ParasoR
Latest
2023.02.14 Update wiki to include the detail of Radiam (simulation of point mutation).
Features
ParasoR computes a variety of RNA secondary structure features for long RNA sequences even for human genome-level sequences by distributed computation using computer clusters.
Currently availabel features of ParasoR are
- Base pairing probability (bpp)
- Stem probability
- Accessibility (loop probability)
- Structure profiles (probability and motif sequence)
- Single-core mode: Minimum free energy (MFE) structure γ-centroid structure
- Multi-core mode: Maximum expected accuracy structure, which consists only the base pairs whose bpp is equal larger than 1/(1+γ))
- γ-centroid structure with the color code of structure profiles.
- Color: Exterior (light green), Stem (red), Bulge (orange), Multibranch (green), Hairpin (violet), Internal (blue).
Additionally, ParasoR simulates structure arrangements caused by a single point mutation.
Requirements
We already tested ParasoR running with Apple LLVM version 6.0 and GCC 4.8.1.
How to install
git clone https://github.com/carushi/ParasoR
cd ParasoR
./configure
make
make install
Another way without git is downloading the directory directly from "Download ZIP" button.
As a default, a 'double' option is valid for the precision of floating point.
This setting can be changed by editting the line in the makefile as below.
make VAR=LONG
# use long double.
make VAR=SHORT
# use float.
If you have a trouble about automake setting, please try a handmade makefile as shown below.
cd src
make -f _Makefile
or
autoreconf -ivf
Example
A shell script 'check.sh' can be used for a test run.
This script is exected by typing the commands as follows.
cd script/
sh check.sh
cat ../doc/pre.txt
# stem probability based on previous algorithm (Rfold model)
cat ../doc/stem.txt
# stem probability based on ParasoR algorithm
python test.py
# Output numerical error between the result of ParasoR with single core and multiple core
To see more samples, please visit our wiki.
Reference
Citation
- Kawaguchi R. et al. (2016) Parallel computation of genome-scale RNA secondary structure to detect structural constraints on human genome. BMC Bioinformatics, 17:203.
Algorithm
- Kiryu H. et al. (2008) Rfold: an exact algorithm for computing local base pairing probabilities. Bioinformatics, 24 (3), 367–373.
- Hamada M. et al. (2009) Prediction of RNA secondary structure using generalized centroid estimators. Bioinformatics, 25 (4), 465-473.

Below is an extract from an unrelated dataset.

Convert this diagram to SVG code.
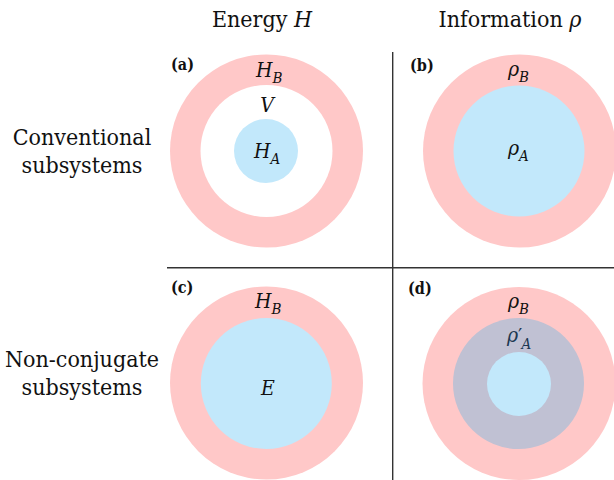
<svg xmlns="http://www.w3.org/2000/svg" width="614" height="480" viewBox="0 0 614 480">
<style>
text{font-family:"DejaVu Serif Condensed","DejaVu Serif",serif;font-stretch:condensed;fill:#111}
.h{font-size:23px}
.p{font-size:16px;font-weight:bold}
.m{font-style:italic;font-size:21px}
.s{font-size:15px}
.pink{fill:#ffc8c8}
.blue{fill:#c2e8fb}
.gray{fill:#c0c1d3}
.ln{stroke:#333;stroke-width:1.4;fill:none}
</style>
<rect width="614" height="480" fill="#fff"/>
<g id="headers">
<text class="h" x="262" y="27" text-anchor="middle">Energy <tspan font-style="italic">H</tspan></text>
<text class="h" x="510" y="27" text-anchor="middle">Information <tspan font-style="italic">ρ</tspan></text>
<text class="h" x="82" y="145" text-anchor="middle">Conventional</text>
<text class="h" x="82" y="173" text-anchor="middle">subsystems</text>
<text class="h" x="82" y="367" text-anchor="middle">Non-conjugate</text>
<text class="h" x="82" y="395" text-anchor="middle">subsystems</text>
</g>
<g id="connectors">
<line class="ln" x1="392.7" y1="52" x2="392.7" y2="480"/>
<line class="ln" x1="167" y1="267.7" x2="614" y2="267.7"/>
</g>
<g id="panel-a">
<circle class="pink" cx="266.5" cy="151" r="96.5"/>
<circle fill="#fff" cx="266.5" cy="151" r="66"/>
<circle class="blue" cx="266" cy="151" r="32"/>
<text class="p" x="171" y="70">(a)</text>
<text class="m" x="256" y="77">H<tspan class="s" dy="6">B</tspan></text>
<text class="m" x="267" y="112" text-anchor="middle">V</text>
<text class="m" x="254" y="158">H<tspan class="s" dy="6">A</tspan></text>
</g>
<g id="panel-b">
<circle class="pink" cx="519.5" cy="151" r="96.5"/>
<circle class="blue" cx="519" cy="151" r="65.5"/>
<text class="p" x="410" y="71">(b)</text>
<text class="m" x="508" y="76">ρ<tspan class="s" dy="6">B</tspan></text>
<text class="m" x="508" y="155">ρ<tspan class="s" dy="6">A</tspan></text>
</g>
<g id="panel-c">
<circle class="pink" cx="266.5" cy="383" r="96.5"/>
<circle class="blue" cx="266.3" cy="383.5" r="65.5"/>
<text class="p" x="171" y="293">(c)</text>
<text class="m" x="255" y="308">H<tspan class="s" dy="6">B</tspan></text>
<text class="m" x="268" y="395" text-anchor="middle">E</text>
</g>
<g id="panel-d">
<circle class="pink" cx="519" cy="383.5" r="96.5"/>
<circle class="gray" cx="518.5" cy="383.5" r="65.5"/>
<circle class="blue" cx="519" cy="384" r="32"/>
<text class="p" x="408" y="294">(d)</text>
<text class="m" x="508" y="308">ρ<tspan class="s" dy="6">B</tspan></text>
<text class="m" x="507" y="342" style="fill:#1c3852">ρ<tspan style="font-style:normal;font-size:21px" dy="1">′</tspan><tspan class="s" dy="6" dx="-1">A</tspan></text>
</g>
</svg>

- Kiryu H. et al. (2011) A detailed investigation of accessibilities around target sites of siRNAs and miRNAs. Bioinformatics, 27 (13), 1789-97.
- Fukunaga T. et al. (2014) CapR: revealing structural specificities of RNA-binding protein target recognition using CLIP-seq data. Genome Biol., 15 (1), R16.
Implementation
- Hamada M. et al. (2009) Prediction of RNA secondary structure using generalized centroid estimators. Bioinformatics, 25(4), 465–473.
- Gruber AR. et al. (2008) The Vienna RNA websuite. Nucleic Acids Res., 36 (Web Server issue), W70–W74.
Energy model
- Turner DH. et al. (2010) NNDB: the nearest neighbour parameter database for predicting stability of nucleic acid secondary structure. Nucleic Acids Res., 38(Database issue), D280–D282.
- Andronescu M. et al. (2010) Computational approaches for RNA energy parameter estimation. RNA, 16(12), 2304–2318.